I have a number of areas in my life that need work. I mean, don't we all? But I couldn't just choose to "change all the things". I needed some sort of structure, some sort of plan. See? Even my plan needs to be intentional. So I narrowed it down to 6 main areas of focus. I am posting it here for my small world of readers to see, if for no other reason than accountability, for "putting myself out there". But in the mean time, if it encourages someone else to work on something they need to, to be intentional in some area in their life that is lacking?? BONUS! I pray that my words and actions are an encouragement.

So my "goals" as it were, are the following:

"Better By 40":

1. 40 x 40. I want to lose 40 pounds by the time I turn 40...which, funny enough, happens to be exactly 40 weeks from today!

2. I want to declutter/destress/purge every single area of my home, one little bit at a time.

3. I want to finish the myriad of projects that I've started and not completed.

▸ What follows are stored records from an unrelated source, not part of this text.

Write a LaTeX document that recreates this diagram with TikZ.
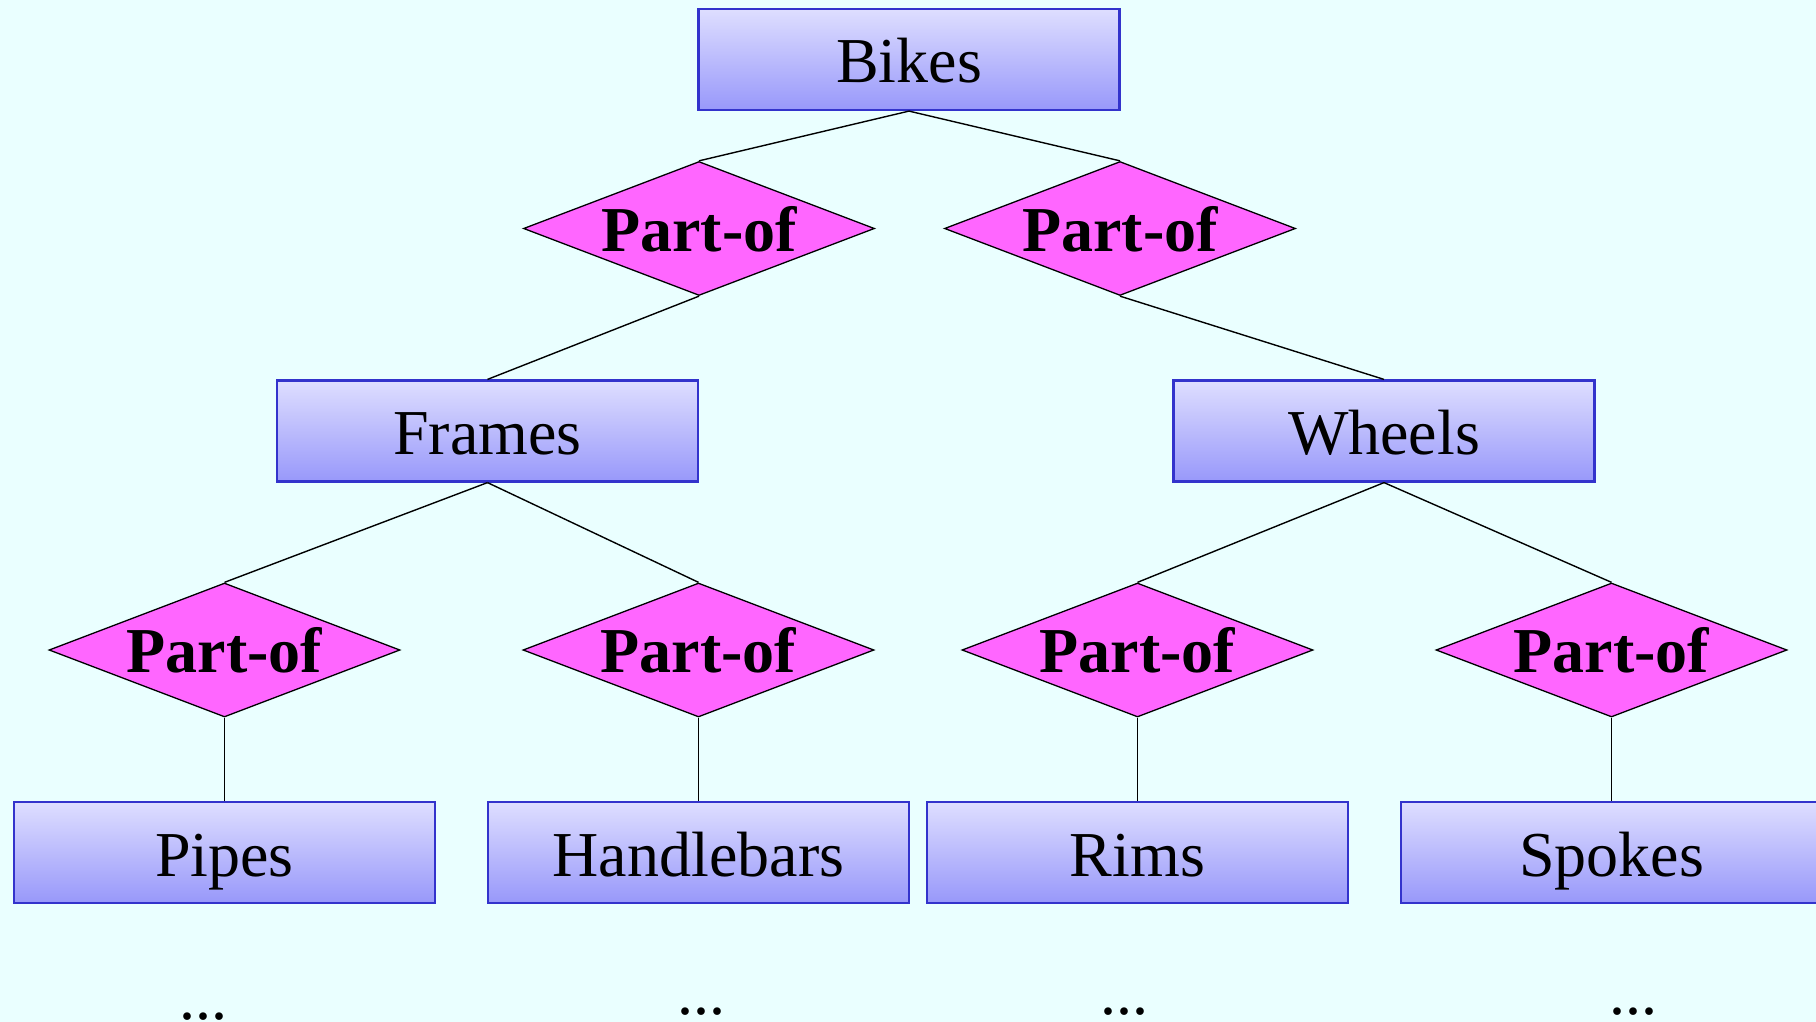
\documentclass[tikz,border=0pt]{standalone}
\usepackage{fontspec}
\setmainfont{Liberation Serif}
\usetikzlibrary{shapes.geometric}
\definecolor{bgc}{HTML}{EAFFFF}
\definecolor{boxtop}{HTML}{DEDEFF}
\definecolor{boxbot}{HTML}{9898FA}
\definecolor{boxline}{HTML}{3333CC}
\definecolor{relfill}{HTML}{FF66FF}
\tikzset{
  entity/.style={rectangle, draw=boxline, line width=2.2pt, top color=boxtop, bottom color=boxbot,
    minimum width=421pt, minimum height=101pt, inner sep=0pt,
    text height=60pt, text depth=13pt, font=\fontsize{64}{70}\selectfont},
  rel/.style={diamond, draw=black, line width=1.3pt, fill=relfill,
    minimum width=351pt, minimum height=134pt, inner sep=0pt},
  reltext/.style={inner sep=0pt, text height=55pt, text depth=10pt,
    font=\fontsize{64}{70}\selectfont\bfseries},
  conn/.style={draw=black, line width=1.4pt},
  dots/.style={inner sep=0pt, anchor=base, font=\fontsize{64}{70}\selectfont}
}
\begin{document}
\begin{tikzpicture}[x=1pt,y=-1pt]
\fill[bgc] (0,0) rectangle (1816,1022);
\useasboundingbox (0,0) rectangle (1816,1022);
% entities
\node[entity] (bikes) at (909,59.5) {Bikes};
\node[entity] (frames) at (487.5,431) {Frames};
\node[entity] (wheels) at (1384,431) {Wheels};
\node[entity] (pipes) at (224.5,852.5) {Pipes};
\node[entity] (handle) at (698.5,852.5) {Handlebars};
\node[entity] (rims) at (1137.5,852.5) {Rims};
\node[entity] (spokes) at (1611.5,852.5) {Spokes};
% relationships
\node[rel] (r1) at (699,228.5) {};
\node[rel] (r2) at (1120,228.5) {};
\node[rel] (r3) at (224.5,650) {};
\node[rel] (r4) at (698.5,650) {};
\node[rel] (r5) at (1137.5,650) {};
\node[rel] (r6) at (1611.5,650) {};
\foreach \r in {r1,r2,r3,r4,r5,r6}{
  \node[reltext] (\r t) at (\r.center) {Part-of};
}
% connectors
\draw[conn] (bikes.south) -- (r1.north);
\draw[conn] (bikes.south) -- (r2.north);
\draw[conn] (r1.south) -- (frames.north);
\draw[conn] (r2.south) -- (wheels.north);
\draw[conn] (frames.south) -- (r3.north);
\draw[conn] (frames.south) -- (r4.north);
\draw[conn] (wheels.south) -- (r5.north);
\draw[conn] (wheels.south) -- (r6.north);
\draw[conn] (r3.south) -- (pipes.north);
\draw[conn] (r4.south) -- (handle.north);
\draw[conn] (r5.south) -- (rims.north);
\draw[conn] (r6.south) -- (spokes.north);
% dots
\node[dots] (d1) at (203,1019) {...};
\node[dots] (d2) at (701,1014) {...};
\node[dots] (d3) at (1124,1014) {...};
\node[dots] (d4) at (1633,1014) {...};
\end{tikzpicture}
\end{document}
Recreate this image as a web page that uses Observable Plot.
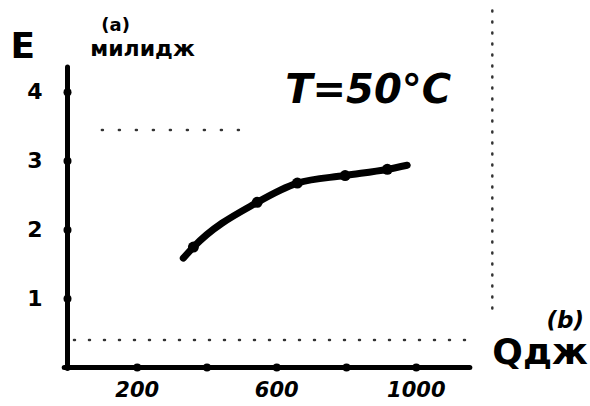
<!DOCTYPE html>
<html><head><meta charset="utf-8">
<script src="https://cdn.jsdelivr.net/npm/d3@7"></script>
<script src="https://cdn.jsdelivr.net/npm/@observablehq/plot@0.6"></script>
<style>
html,body{margin:0;padding:0;background:#fff;}
svg{display:block;}
</style>
</head><body>
<div id="chart"></div>
<script>
// curve through the measured points (Q in J, E in mJ)
const qValues = [332, 361, 544, 659, 796, 917, 974];
const eValues = [1.59, 1.75, 2.40, 2.68, 2.79, 2.88, 2.94];
// marked points on the curve
const markQ = [361, 544, 659, 796, 917];
const markE = [1.75, 2.40, 2.68, 2.79, 2.88];
// axis ticks
const xTicks = [200, 400, 600, 800, 1000];
const xTickLabels = [200, 600, 1000];
const yTicks = [1, 2, 3, 4];
// annotations (upright and italic)
const uprightLabels = [
  {x: -128, y: 4.66, text: "E", size: 36},
  {x: 138, y: 4.98, text: "(a)", size: 18},
  {x: 215, y: 4.63, text: "милидж", size: 22},
  {x: 1355, y: 0.22, text: "Qдж", size: 36}
];
const italicLabels = [
  {x: 862, y: 4.03, text: "T=50°C", size: 40},
  {x: 1427, y: 0.68, text: "(b)", size: 23}
];

const curve = qValues.map((q, i) => ({q, e: eValues[i]}));
const marks = markQ.map((q, i) => ({q, e: markE[i]}));

const chart = Plot.plot({
  width: 590,
  height: 406,
  marginLeft: 67,
  marginRight: 94,
  marginTop: 67,
  marginBottom: 39,
  style: {fontFamily: "DejaVu Sans", background: "#fff", color: "#000", overflow: "visible"},
  x: {domain: [0, 1230]},
  y: {domain: [0, 4.36]},
  marks: [
    // faint dotted scan guides
    Plot.ruleY([0.4], {x1: 20, x2: 1180, stroke: "#000", strokeWidth: 2.5, strokeDasharray: "1 14", strokeLinecap: "round", strokeOpacity: 0.8}),
    Plot.ruleX([1218], {y1: 0.85, y2: 5.3, stroke: "#000", strokeWidth: 2.5, strokeDasharray: "1 10", strokeLinecap: "round", strokeOpacity: 0.8}),
    Plot.ruleY([3.45], {x1: 100, x2: 520, stroke: "#000", strokeWidth: 2.5, strokeDasharray: "1 16", strokeLinecap: "round", strokeOpacity: 0.8}),
    // axes
    Plot.ruleY([0], {x1: -8, x2: 1155, stroke: "#000", strokeWidth: 5, strokeLinecap: "round"}),
    Plot.ruleX([0], {y1: -0.02, y2: 4.36, stroke: "#000", strokeWidth: 5, strokeLinecap: "round"}),
    Plot.dot(xTicks, {x: d => d, y: 0, r: 4, fill: "#000"}),
    Plot.dot(yTicks, {x: 0, y: d => d, r: 4, fill: "#000"}),
    Plot.axisX(xTickLabels, {tickSize: 0, tickPadding: 15, tickFormat: d => String(d), fontSize: 21, fontWeight: "900", fontStyle: "italic"}),
    Plot.axisY(yTicks, {tickSize: 0, tickPadding: 25, tickFormat: d => String(d), fontSize: 22, fontWeight: "900", label: null}),
    // curve
    Plot.line(curve, {x: "q", y: "e", curve: "monotone-x", stroke: "#000", strokeWidth: 7, strokeLinecap: "round"}),
    Plot.dot(marks, {x: "q", y: "e", r: 5.5, fill: "#000"}),
    // annotations
    Plot.text(uprightLabels, {x: "x", y: "y", text: "text", fontSize: d => d.size, fontWeight: "900", fill: "#000", textAnchor: "middle", lineAnchor: "middle"}),
    Plot.text(italicLabels, {x: "x", y: "y", text: "text", fontSize: d => d.size, fontWeight: "900", fontStyle: "italic", fill: "#000", textAnchor: "middle", lineAnchor: "middle"})
  ]
});
document.getElementById("chart").append(chart);
</script>
</body></html>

4. I want to be a better wife/mom/daughter/sister/friend/Christ follower.

5. I want to find a way to use my talents and creativity to bless others.

6. I want to set up and USE my own personal "War Room".
**Side note, if you haven't seen that movie, it is a MUST. Do it. Do it now.**

In order to make my list easy to remember, I gave each item a one-word description...and made them all begin with the same letter. So I narrowed it down to:

1. Pounds
2. Purge
3. Projects
4. Progress
5. Produce
6. Prayer

So now that I have the ideas in place, I need to set some action steps to make it work. I came up with these to start:

1. Pounds: I have lined my mirror with scripture, quotes and other inspirational writing for daily motivation. I will spend time exercising every day and make each meal healthy. I am taking it day by day, so when I mess up, I simply start new at the next meal or the next morning.

2. Purge: I am taking charge of one room at a time, starting with mine. I will make progress weekly on each room until it is finished, then move on to another.

3. Projects: I will make a list of my outstanding projects, and tackle one at a time, starting with the smallest.

4. Progress: I will focus on one personal change per month. I will make a list and tackle one at a time. Up first, my daily time in the Word, which has been lacking.

5. Produce: I will make a list of creative ideas that I have. First up, I am learning to hand letter. I hope to make a few inspirational home decor printables.

6. Prayer: I will determine my location, clear the space, and write out/post some immediate prayer requests.

Overall, my focus comes from a sermon from a week ago...MAKE IT COUNT.  Whatever I do, however I do it, for myself or for others, I want to be intentional with my time and my talent. I want to make it count. I want my life to count.

The verse that I've chosen to focus on for this journey is Galatians 6:9

Let us not become weary in doing good, for at the proper time we will reap a harvest if we do not give up.

So this is my new phase, my focus for this year. Want to join me? To be intentional with your time? You don't need to come up with as many areas as I did...these are the ones I chose because they are important to me, because they work for me. You may have 3...You may only have 1.

It's not where you start that counts, what counts is that you do start...

Let's start here. Let's start now. Join me!